While you can achieve a lot with the standard library, much of the power of Python comes from a large range of additional libraries, also referred to as packages or modules, which can be downloaded and installed in addition to the standard library.

In general a module is an individual file possibly containing several functions or classes, while a package is a collection of modules, and a library is a collection of packages. But don’t get too hung up on the terminology as the terms are often used interchangeably.

External packages contain code and functions specific to achieving certain tasks. For example, the package Matplotlib is widely used for plotting data, while Numpy (Numerical Python) and Scipy (Scientific Python) are used for mathematical and numerical operations. Other libraries are useful for dealing with specific types of data, such as Pandas, which deals with manipulation of tabulated data, or OpenCV, which can manipulate image data.

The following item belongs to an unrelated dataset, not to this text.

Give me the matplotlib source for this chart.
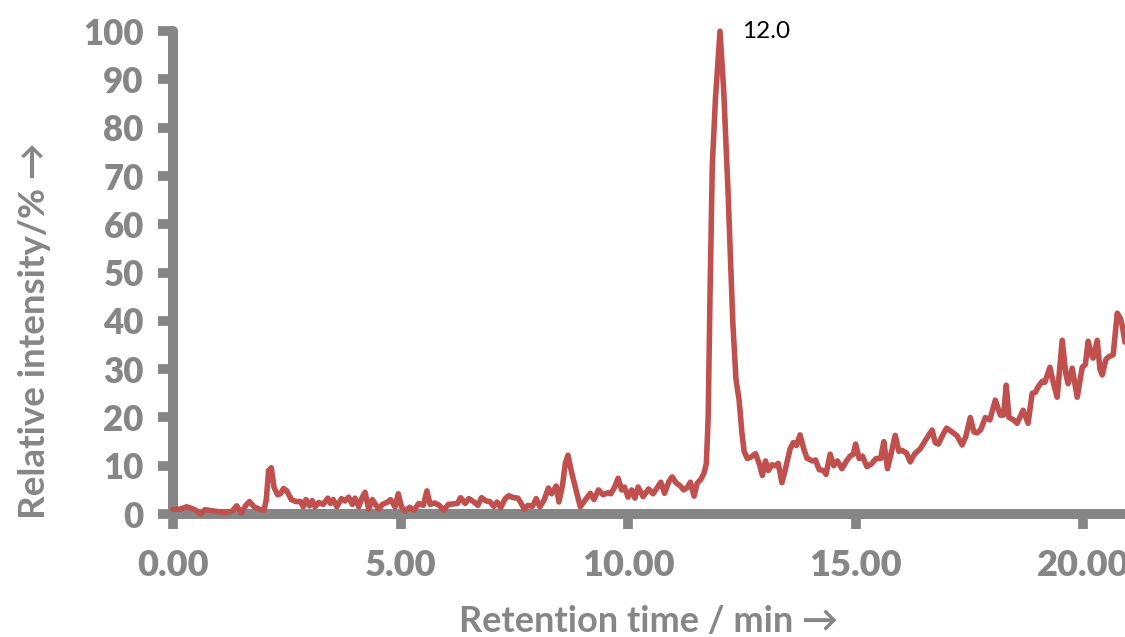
"""Chromatogram: relative intensity vs retention time."""

import matplotlib
matplotlib.use("Agg")
import matplotlib.pyplot as plt

# retention time (min) and relative intensity (%)
rt = [
    0.0, 0.15, 0.3, 0.4, 0.5, 0.6, 0.7, 0.85, 1.0, 1.15, 1.3, 1.4, 1.5, 1.6, 1.68, 1.78,
    1.9, 2.0, 2.05, 2.1, 2.16, 2.22, 2.3, 2.36, 2.43, 2.5, 2.6, 2.7, 2.8, 2.86, 2.92,
    3.0, 3.06, 3.12, 3.2, 3.3, 3.4, 3.46, 3.52, 3.6, 3.7, 3.78, 3.86, 3.94, 4.0, 4.08,
    4.15, 4.22, 4.3, 4.38, 4.45, 4.52, 4.6, 4.7, 4.78, 4.88, 4.95, 5.02, 5.1, 5.2, 5.3,
    5.4, 5.5, 5.58, 5.65, 5.75, 5.85, 5.95, 6.05, 6.15, 6.25, 6.32, 6.42, 6.5, 6.6, 6.7,
    6.78, 6.88, 6.96, 7.05, 7.12, 7.2, 7.3, 7.38, 7.48, 7.58, 7.65, 7.72, 7.8, 7.9, 7.98,
    8.06, 8.15, 8.25, 8.32, 8.42, 8.48, 8.56, 8.62, 8.68, 8.75, 8.85, 8.95, 9.05, 9.17,
    9.25, 9.35, 9.45, 9.55, 9.62, 9.7, 9.78, 9.86, 9.92, 10.0, 10.08, 10.15, 10.22,
    10.33, 10.45, 10.55, 10.65, 10.72, 10.8, 10.9, 10.97, 11.05, 11.15, 11.22, 11.3,
    11.37, 11.45, 11.52, 11.6, 11.67, 11.72, 11.76, 11.8, 11.85, 11.92, 12.02, 12.1,
    12.2, 12.3, 12.37, 12.44, 12.5, 12.55, 12.62, 12.7, 12.8, 12.88, 12.95, 13.02, 13.08,
    13.16, 13.24, 13.3, 13.38, 13.45, 13.56, 13.63, 13.7, 13.78, 13.86, 13.93, 14.05,
    14.12, 14.2, 14.3, 14.35, 14.44, 14.52, 14.6, 14.7, 14.8, 14.88, 14.95, 15.0, 15.08,
    15.15, 15.25, 15.35, 15.45, 15.55, 15.62, 15.7, 15.78, 15.87, 15.95, 16.02, 16.12,
    16.2, 16.3, 16.42, 16.55, 16.68, 16.75, 16.82, 16.92, 17.0, 17.12, 17.23, 17.34,
    17.42, 17.52, 17.6, 17.67, 17.75, 17.85, 17.95, 18.07, 18.18, 18.25, 18.31, 18.37,
    18.47, 18.55, 18.68, 18.79, 18.88, 18.95, 19.01, 19.1, 19.16, 19.27, 19.35, 19.43,
    19.54, 19.62, 19.67, 19.76, 19.87, 19.98, 20.05, 20.11, 20.18, 20.22, 20.31, 20.37,
    20.42, 20.5, 20.55, 20.66, 20.75, 20.82, 20.86, 20.92,
]
intensity = [
    1.0, 1.0, 1.5, 1.2, 0.8, 0.0, 0.9, 0.7, 0.5, 0.3, 0.6, 1.7, 0.2, 1.8, 2.6, 1.5,
    1.0, 0.8, 3.0, 9.0, 9.6, 5.5, 4.0, 4.2, 5.3, 4.8, 3.0, 2.6, 2.6, 1.5, 3.0,
    1.7, 2.8, 1.5, 2.4, 2.0, 3.3, 2.2, 3.0, 1.5, 3.2, 2.7, 3.5, 2.0, 3.3, 1.5,
    3.3, 4.5, 1.0, 3.0, 2.0, 1.0, 2.0, 2.4, 3.0, 1.5, 4.2, 1.5, 0.6, 1.4, 0.8,
    2.2, 1.8, 4.8, 2.0, 2.3, 1.8, 0.8, 2.0, 2.1, 2.2, 3.4, 2.2, 3.2, 2.6, 1.8,
    3.4, 2.7, 2.6, 1.6, 2.5, 1.3, 3.2, 3.8, 3.4, 3.3, 2.2, 1.0, 1.8, 1.6, 3.2,
    1.5, 2.8, 5.4, 4.2, 5.8, 2.5, 6.0, 10.5, 12.2, 9.0, 5.2, 1.5, 2.8, 4.3,
    3.0, 5.0, 4.0, 4.4, 4.2, 5.5, 7.4, 5.0, 5.6, 3.5, 5.0, 3.3, 5.6,
    3.6, 5.2, 4.2, 5.6, 6.6, 4.3, 6.8, 7.7, 6.5, 5.8, 5.0, 5.5,
    6.6, 3.7, 6.4, 7.2, 8.5, 10.5, 20.0, 45.0, 72.0, 86.0, 100.0, 88.0,
    66.0, 40.0, 28.0, 23.6, 17.0, 13.0, 11.5, 11.8, 12.5, 10.5, 8.0, 11.0, 9.0,
    10.2, 10.0, 10.5, 6.5, 9.0, 13.5, 14.8, 14.2, 16.4, 13.5, 11.6, 11.0,
    11.2, 9.2, 9.0, 8.2, 12.4, 10.0, 11.0, 9.4, 11.0, 12.0, 12.4, 14.5, 11.5,
    12.0, 9.8, 10.4, 11.5, 11.5, 15.0, 9.4, 12.5, 16.3, 13.0, 13.2, 12.6,
    10.8, 12.5, 13.5, 15.5, 17.4, 14.8, 14.5, 16.5, 17.8, 17.0, 16.2, 14.3,
    16.0, 20.0, 17.0, 16.8, 17.5, 20.0, 19.5, 23.6, 20.5, 20.5, 26.7, 20.0,
    19.5, 18.8, 21.5, 18.8, 25.0, 25.2, 26.3, 27.5, 27.3, 30.4, 27.0, 24.2,
    36.0, 29.0, 27.0, 30.2, 24.2, 30.4, 31.0, 35.8, 33.0, 32.3, 36.0, 30.0,
    28.8, 32.0, 32.5, 33.0, 41.6, 40.5, 39.0, 35.6,
]

x_ticks = [0, 5, 10, 15, 20]
x_labels = ["0.00", "5.00", "10.00", "15.00", "20.00"]
y_ticks = list(range(0, 101, 10))

GREY = "#868686"
RED = "#C0504D"
FONT = ["Lato", "DejaVu Sans"]

plt.rcParams["font.family"] = FONT

fig = plt.figure(figsize=(11.25, 6.37), dpi=100)
ax = fig.add_axes([0.1538, 0.193, 0.8462, 0.758])

ax.plot(rt, intensity, color=RED, linewidth=4.0, solid_joinstyle="round",
        solid_capstyle="round", clip_on=False, zorder=3)

ax.set_xlim(0, 20.92)
ax.set_ylim(0, 100)

for side in ("top", "right"):
    ax.spines[side].set_visible(False)
for side in ("left", "bottom"):
    ax.spines[side].set_color(GREY)
    ax.spines[side].set_linewidth(7.2)
    ax.spines[side].set_capstyle("round")
    ax.spines[side].set_zorder(2)

ax.set_xticks(x_ticks)
ax.set_xticklabels(x_labels)
ax.set_yticks(y_ticks)
ax.tick_params(axis="both", direction="out", length=11, width=7, color=GREY,
               labelcolor=GREY)
ax.tick_params(axis="x", pad=14, labelsize=26)
ax.tick_params(axis="y", pad=10, labelsize=25)
for lab in ax.get_xticklabels() + ax.get_yticklabels():
    lab.set_fontweight("heavy")

ax.set_xlabel("Retention time / min \u2192", color=GREY, fontsize=26,
              fontweight="bold")
ax.set_ylabel("Relative intensity/% \u2192", color=GREY, fontsize=26.5,
              fontweight="bold")
ax.xaxis.set_label_coords(0.5, -0.188)
ax.yaxis.set_label_coords(-0.128, 0.38)

ax.text(12.5, 100, "12.0", fontsize=17.5, color="black", va="center", ha="left")

fig.savefig("out.png", dpi=100)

If you’ve installed Anaconda along with Python as we recommend you’ll find many of these commonly used external packages are already installed in your ‘base’ environment (more on environments later). An important exception that we’ll need for this course however is OpenCV (short for open source computer vision). This is written in C++ (another programming language) but a version can be installed and used using Python. We’ll now show you how to install it using a program called pip.


Perhaps the most common way to install Python packages is by using a command line program called pip. This is the package installer that is included with almost all Python installations and uses the PyPI (Python Package Index,, a code repository containing numerous useful packages.

Basically, the purpose of programs like pip is to make installing new packages super easy. They get the latest version of all the package files for you from the internet, and make sure any other files you have which may be needed are also up to date.

To check you have pip installed and check the version number type the following in a command line window, such as Anaconda prompt:

 python -m pip –version

If this prints out a version number rather than an error message pip should be ready for you to use. To make sure its up to date you can type the following:

 python -m ensurepip –upgrade

To use pip you just need to type ‘pip install’ followed by the name of the package, and assuming pip can find it in the PyPI repository, it will install it.

If you visit you can see that PyPI does have opencv listed, but it is named ‘opencv-python’. To install it then it’s just:

 pip install opencv-python

Pip will then look for the package and any other co-requisite packages you might need to install along with it. If you do need further packages you’ll see a message on screen asking for permission to install them (‘Proceed Y/N?’ or a similar message). Type ‘Y’ to accept, then pip will try and install the packages you need.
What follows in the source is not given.